Sadly, it should come as no surprise to learn that:
MPs are regularly breaking the law by failing to pay tax on their expenses, the country's chief tax inspector told the committee probing House of Commons allowances yesterday.
As is reported in the Telegraph today.

I suggested this was the case when I was interviewed for BBC Newsnight last month. I posted a note on this blog too in which I explained why I was very doubtful that MPs had paid tax on the accountancy fees that they had claimed back as expenses.

I explained this on camera in the afternoon of 26 May and the Newsnight team then contacted the MPs concerned. Later I had a call from the journalist to say that MPs and their spokespeople were claiming that they had paid the tax due. I repeated that this was almost certainly because they didn't understand the rules. Still Newsnight had to report the MPs' assertions that they had done nothing wrong. One MP's spokesperson apparently claimed that there was no problem as the accountants' fees were paid out of taxed income so it was fine to claim them back!

I feel vindicated to note that Dave Hartnett told the Commons committee yesterday that MPs were frequently breaking the rules by failing to pay up after claiming back the cost of accountants' fees for personal tax advice on their Commons allowances.

And that Dave added:
"Over the last three months I have learned more about MPs expenses than I have over the rest of my career."
Like so many of us!

I'm hopeful that HMRC will put forward some proposals to bring MPs into line with the rest of us when it comes to determining which expenses are taxable and which are not.

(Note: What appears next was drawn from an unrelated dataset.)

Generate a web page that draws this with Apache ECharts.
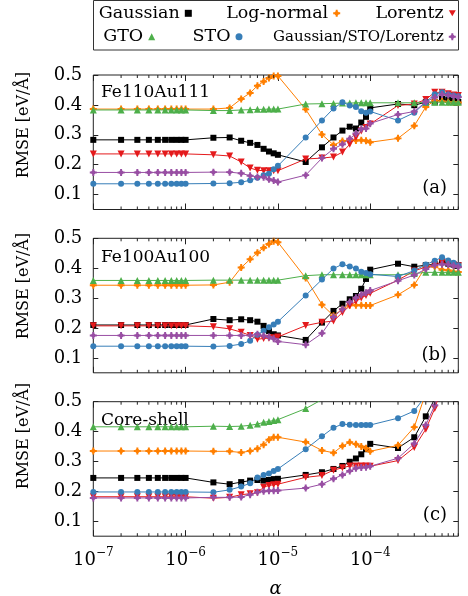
<!DOCTYPE html>
<html><head><meta charset="utf-8">
<script src="https://cdn.jsdelivr.net/npm/echarts@6/dist/echarts.min.js"></script>
<style>html,body{margin:0;padding:0;background:#fff}#c{width:468px;height:596px}</style>
</head><body><div id="c"></div>
<script>
// x values (alpha)
const alpha = [1e-7,2e-7,3e-7,4e-7,5e-7,6e-7,7e-7,8e-7,9e-7,
               1e-6,2e-6,3e-6,4e-6,5e-6,6e-6,7e-6,8e-6,9e-6,
               1e-5,2e-5,3e-5,4e-5,5e-5,6e-5,7e-5,8e-5,9e-5,
               1e-4,2e-4,3e-4,4e-4,5e-4,6e-4,7e-4,8e-4,9e-4];
const xTickExp = [-7,-6,-5,-4];
const yTicks = [0.1,0.2,0.3,0.4,0.5];
const seriesNames = ['Gaussian','Log-normal','Lorentz','GTO','STO','Gaussian/STO/Lorentz'];
const panelNames = ['Fe110Au111','Fe100Au100','Core-shell'];
const panelTags = ['(a)','(b)','(c)'];

// Panel (a) Fe110Au111
const a_gaussian = [0.283,0.283,0.283,0.283,0.283,0.283,0.283,0.283,0.283,
  0.283,0.290,0.291,0.280,0.273,0.266,0.253,0.244,0.238,
  0.233,0.209,0.258,0.291,0.314,0.327,0.321,0.341,0.360,
  0.390,0.403,0.399,0.409,0.409,0.420,0.418,0.414,0.410];
const a_lognormal = [0.386,0.386,0.386,0.386,0.386,0.386,0.386,0.386,0.386,
  0.386,0.386,0.390,0.420,0.440,0.464,0.478,0.490,0.497,
  0.497,0.385,0.301,0.266,0.279,0.283,0.281,0.282,0.280,
  0.275,0.288,0.330,0.393,0.415,0.412,0.410,0.408,0.408];
const a_lorentz = [0.236,0.236,0.236,0.236,0.236,0.236,0.236,0.236,0.236,
  0.236,0.233,0.229,0.209,0.189,0.181,0.180,0.180,0.180,
  0.180,0.219,0.222,0.226,0.242,0.268,0.291,0.313,0.324,
  0.336,0.398,0.403,0.418,0.442,0.442,0.437,0.433,0.431];
const a_gto = [0.383,0.383,0.383,0.383,0.383,0.383,0.383,0.383,0.383,
  0.383,0.381,0.381,0.383,0.384,0.385,0.385,0.386,0.386,
  0.386,0.403,0.404,0.405,0.406,0.406,0.407,0.407,0.407,
  0.407,0.407,0.407,0.408,0.409,0.409,0.409,0.409,0.409];
const a_sto = [0.136,0.136,0.136,0.136,0.136,0.136,0.136,0.136,0.136,
  0.136,0.137,0.138,0.141,0.148,0.156,0.165,0.170,0.185,
  0.196,0.291,0.348,0.388,0.409,0.398,0.393,0.379,0.374,
  0.378,0.348,0.374,0.409,0.436,0.442,0.435,0.431,0.429];
const a_gsl = [0.174,0.174,0.174,0.174,0.174,0.174,0.174,0.174,0.174,
  0.174,0.175,0.175,0.171,0.163,0.159,0.158,0.151,0.147,
  0.142,0.165,0.222,0.253,0.268,0.287,0.304,0.319,0.321,
  0.338,0.368,0.378,0.410,0.425,0.435,0.433,0.429,0.426];

// Panel (b) Fe100Au100
const b_gaussian = [0.210,0.210,0.210,0.210,0.210,0.210,0.210,0.210,0.210,
  0.210,0.230,0.226,0.229,0.226,0.221,0.207,0.190,0.179,
  0.175,0.160,0.218,0.257,0.281,0.296,0.307,0.331,0.364,
  0.395,0.415,0.405,0.410,0.413,0.420,0.415,0.412,0.410];
const b_lognormal = [0.343,0.343,0.343,0.343,0.343,0.343,0.343,0.343,0.343,
  0.343,0.344,0.353,0.402,0.430,0.452,0.468,0.481,0.490,
  0.487,0.367,0.278,0.241,0.263,0.276,0.276,0.276,0.275,
  0.275,0.311,0.344,0.405,0.405,0.395,0.393,0.388,0.387];
const b_lorentz = [0.207,0.207,0.207,0.207,0.207,0.207,0.207,0.207,0.207,
  0.207,0.204,0.197,0.186,0.175,0.162,0.165,0.166,0.167,
  0.170,0.208,0.219,0.223,0.252,0.274,0.289,0.300,0.309,
  0.316,0.360,0.391,0.404,0.411,0.419,0.415,0.411,0.408];
const b_gto = [0.359,0.359,0.359,0.359,0.359,0.359,0.359,0.359,0.359,
  0.359,0.360,0.360,0.360,0.360,0.360,0.360,0.360,0.360,
  0.360,0.375,0.378,0.378,0.378,0.378,0.378,0.378,0.378,
  0.378,0.378,0.382,0.386,0.386,0.386,0.386,0.386,0.386];
const b_sto = [0.139,0.139,0.139,0.139,0.139,0.139,0.139,0.139,0.139,
  0.139,0.138,0.140,0.146,0.157,0.177,0.191,0.202,0.212,
  0.221,0.309,0.362,0.399,0.413,0.406,0.399,0.388,0.384,
  0.380,0.372,0.392,0.412,0.425,0.437,0.426,0.418,0.410];
const b_gsl = [0.175,0.175,0.175,0.175,0.175,0.175,0.175,0.175,0.175,
  0.175,0.175,0.175,0.175,0.175,0.179,0.174,0.170,0.164,
  0.155,0.144,0.182,0.237,0.263,0.287,0.301,0.311,0.318,
  0.325,0.358,0.377,0.397,0.410,0.413,0.412,0.408,0.404];

// Panel (c) Core-shell
const c_gaussian = [0.245,0.245,0.245,0.245,0.245,0.245,0.245,0.245,0.245,
  0.245,0.230,0.224,0.231,0.236,0.238,0.236,0.238,0.241,
  0.242,0.255,0.264,0.275,0.285,0.299,0.310,0.324,0.341,
  0.359,0.345,0.381,0.451,0.510,0.580,0.630,0.680,0.720];
const c_lognormal = [0.335,0.335,0.335,0.335,0.335,0.335,0.335,0.335,0.335,
  0.335,0.334,0.334,0.330,0.335,0.343,0.356,0.373,0.381,
  0.381,0.365,0.337,0.329,0.352,0.364,0.358,0.350,0.344,
  0.334,0.354,0.415,0.530,0.600,0.650,0.690,0.720,0.750];
const c_lorentz = [0.182,0.182,0.182,0.182,0.182,0.182,0.182,0.182,0.182,
  0.182,0.177,0.180,0.189,0.192,0.195,0.214,0.220,0.222,
  0.224,0.247,0.253,0.271,0.279,0.285,0.285,0.285,0.285,
  0.284,0.303,0.347,0.408,0.477,0.550,0.600,0.650,0.700];
const c_gto = [0.416,0.416,0.416,0.416,0.416,0.416,0.416,0.416,0.416,
  0.416,0.418,0.417,0.418,0.421,0.425,0.431,0.434,0.437,
  0.440,0.477,0.507,0.530,0.545,0.560,0.570,0.580,0.590,
  0.600,0.660,0.700,0.740,0.770,0.800,0.820,0.840,0.860];
const c_sto = [0.198,0.198,0.198,0.198,0.198,0.198,0.198,0.198,0.198,
  0.198,0.197,0.205,0.216,0.227,0.246,0.255,0.260,0.268,
  0.275,0.341,0.384,0.413,0.425,0.423,0.422,0.422,0.422,
  0.422,0.445,0.469,0.520,0.580,0.630,0.670,0.700,0.730];
const c_gsl = [0.178,0.178,0.178,0.178,0.178,0.178,0.178,0.178,0.178,
  0.178,0.180,0.180,0.181,0.189,0.197,0.200,0.202,0.202,
  0.203,0.211,0.224,0.242,0.255,0.268,0.277,0.280,0.281,
  0.284,0.311,0.360,0.422,0.488,0.560,0.610,0.660,0.700];

const panels = [
  [a_gaussian,a_lognormal,a_lorentz,a_gto,a_sto,a_gsl],
  [b_gaussian,b_lognormal,b_lorentz,b_gto,b_sto,b_gsl],
  [c_gaussian,c_lognormal,c_lorentz,c_gto,c_sto,c_gsl]
];

const FONT = 'DejaVu Serif';
const colors = ['#000000','#ff7f00','#e41a1c','#4daf4a','#377eb8','#984ea3'];
const crossDiamond = 'path://M50,6L94,50L50,94L6,50Z M36,0H64V100H36Z M0,36H100V64H0Z';
const triDown = 'path://M0,0L100,0L50,87Z';
const symbols = ['rect', crossDiamond, triDown, 'triangle', 'circle', crossDiamond];
const symSizes = [6, 7, 7, 7, 6, 7];

const xMin = -7, xMax = Math.log10(9e-4), yMin = 0.05, yMax = 0.5;
const gridTops = [75, 238.3, 401.7];
const gridH = 134.5;
const gLeft = 93.3, gRight = 9.7;

// minor tick positions (axis decoration)
const minorTicks = [];
xTickExp.forEach(n => { for (let k = 2; k <= 9; k++) minorTicks.push([Math.log10(k) + n, 0.3]); });

const grid = [], xAxis = [], yAxis = [], series = [];
gridTops.forEach((t, i) => {
  grid.push({left: gLeft, right: gRight, top: t, height: gridH, show: true,
    borderColor: '#222', borderWidth: 1, backgroundColor: 'transparent'});
  ['bottom','top'].forEach(pos => {
    xAxis.push({gridIndex: i, type: 'value', position: pos, min: xMin, max: xMax,
      axisLine: {show: false}, splitLine: {show: false},
      axisTick: {show: true, inside: true, length: 6, customValues: xTickExp, lineStyle: {color: '#222', width: 1}},
      axisLabel: {show: pos === 'bottom' && i === 2, customValues: xTickExp, margin: 11,
        formatter: v => '{b|10}{s|\u2212' + (-Math.round(v)) + '}',
        rich: {b: {fontFamily: FONT, fontSize: 18, color: '#000', lineHeight: 26},
               s: {fontFamily: FONT, fontSize: 12, color: '#000', lineHeight: 12, verticalAlign: 'top'}}}
    });
  });
  ['left','right'].forEach(pos => {
    yAxis.push({gridIndex: i, type: 'value', position: pos, min: yMin, max: yMax,
      axisLine: {show: false}, splitLine: {show: false},
      axisTick: {show: true, inside: true, length: 5, customValues: yTicks, lineStyle: {color: '#222', width: 1}},
      axisLabel: {show: pos === 'left', customValues: yTicks, margin: 11,
        formatter: v => v.toFixed(1), fontFamily: FONT, fontSize: 18, color: '#000'}
    });
  });
  panels[i].forEach((vals, s) => {
    series.push({type: 'line', name: seriesNames[s], xAxisIndex: 2*i, yAxisIndex: 2*i,
      data: alpha.map((a, k) => [Math.log10(a), vals[k]]),
      symbol: symbols[s], symbolSize: symSizes[s], showSymbol: true, clip: true,
      itemStyle: {color: colors[s]}, lineStyle: {color: colors[s], width: 1},
      emphasis: {disabled: true}, animation: false, z: 2 + s});
  });
  series.push({type: 'custom', name: 'minor' + i, xAxisIndex: 2*i, yAxisIndex: 2*i, silent: true,
    data: minorTicks, animation: false, z: 10,
    renderItem: (params, api) => {
      const x = api.value(0);
      const b = api.coord([x, yMin]), tp = api.coord([x, yMax]);
      return {type: 'group', children: [
        {type: 'line', shape: {x1: b[0], y1: b[1], x2: b[0], y2: b[1] - 3}, style: {stroke: '#222', lineWidth: 1}},
        {type: 'line', shape: {x1: tp[0], y1: tp[1], x2: tp[0], y2: tp[1] + 3}, style: {stroke: '#222', lineWidth: 1}}
      ]};
    }});
});

// legends: one per entry, icon to the right of the text
const legendIcons = ['rect', crossDiamond, triDown, 'triangle', 'circle', crossDiamond];
const legendPos = [
  {right: 276.2, top: 3.3, fs: 17.5}, {right: 127.8, top: 3.3, fs: 17.5}, {right: 12.2, top: 3.3, fs: 17.5},
  {right: 312.8, top: 26.7, fs: 17.5}, {right: 225.5, top: 26.7, fs: 17.5}, {right: 12.2, top: 26.7, fs: 15}
];
const legend = seriesNames.map((n, s) => ({
  data: [{name: n, icon: legendIcons[s]}], align: 'right', orient: 'horizontal',
  right: legendPos[s].right, top: legendPos[s].top, padding: 0, itemWidth: 7, itemHeight: 7,
  selectedMode: false,
  textStyle: {fontFamily: FONT, fontSize: legendPos[s].fs, color: '#000', lineHeight: 20}
}));

const graphic = [
  {type: 'rect', shape: {x: 93.5, y: 0.5, width: 365, height: 49.5}, style: {fill: 'none', stroke: '#333', lineWidth: 1}, silent: true}
];
const labelY = [93, 257.5, 420.5];
const tagY = [188, 355, 515];
const titleY = [125, 286, 436];
for (let i = 0; i < 3; i++) {
  graphic.push({type: 'text', x: 101, y: labelY[i], silent: true,
    style: {text: panelNames[i], font: '17px "DejaVu Serif"', fill: '#000', align: 'left', verticalAlign: 'middle', textAlign: 'left', textVerticalAlign: 'middle'}});
  graphic.push({type: 'text', x: 447, y: tagY[i], silent: true,
    style: {text: panelTags[i], font: '18px "DejaVu Serif"', fill: '#000', align: 'right', verticalAlign: 'middle', textAlign: 'right', textVerticalAlign: 'middle'}});
  graphic.push({type: 'text', x: 24, y: titleY[i], rotation: Math.PI / 2, silent: true,
    style: {text: 'RMSE [eV/\u00c5]', font: '16px "DejaVu Serif"', fill: '#000', align: 'center', verticalAlign: 'middle', textAlign: 'center', textVerticalAlign: 'middle'}});
}
graphic.push({type: 'text', x: 275.7, y: 589, silent: true,
  style: {text: '\u03b1', font: 'italic 18px "DejaVu Serif"', fill: '#000', align: 'center', verticalAlign: 'middle', textAlign: 'center', textVerticalAlign: 'middle'}});

const chart = echarts.init(document.getElementById('c'), null, {renderer: 'canvas'});
chart.setOption({animation: false, backgroundColor: '#fff', grid, xAxis, yAxis, series, legend, graphic});
</script></body></html>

Would this have Government support? I think it might - for the reasons I will explain in a separate posting about Finance Bill 2010.

What do you think?

1 comment:

  1. I just wished MPs were treated the same as individuals - they have clearly broken the tax laws - but no action has been taken against them. Whereas a person on housing benfit forgot to tell the authorities in a timely fashion that she was now a student studying nursing and receiving a bursay - after telling them (when she told them about a partner moving in) received a letter within days calling her in for a cautioned interview. And then was cahrged a "fee" for the cost o fthe interview!! Where is the equal treatment in this?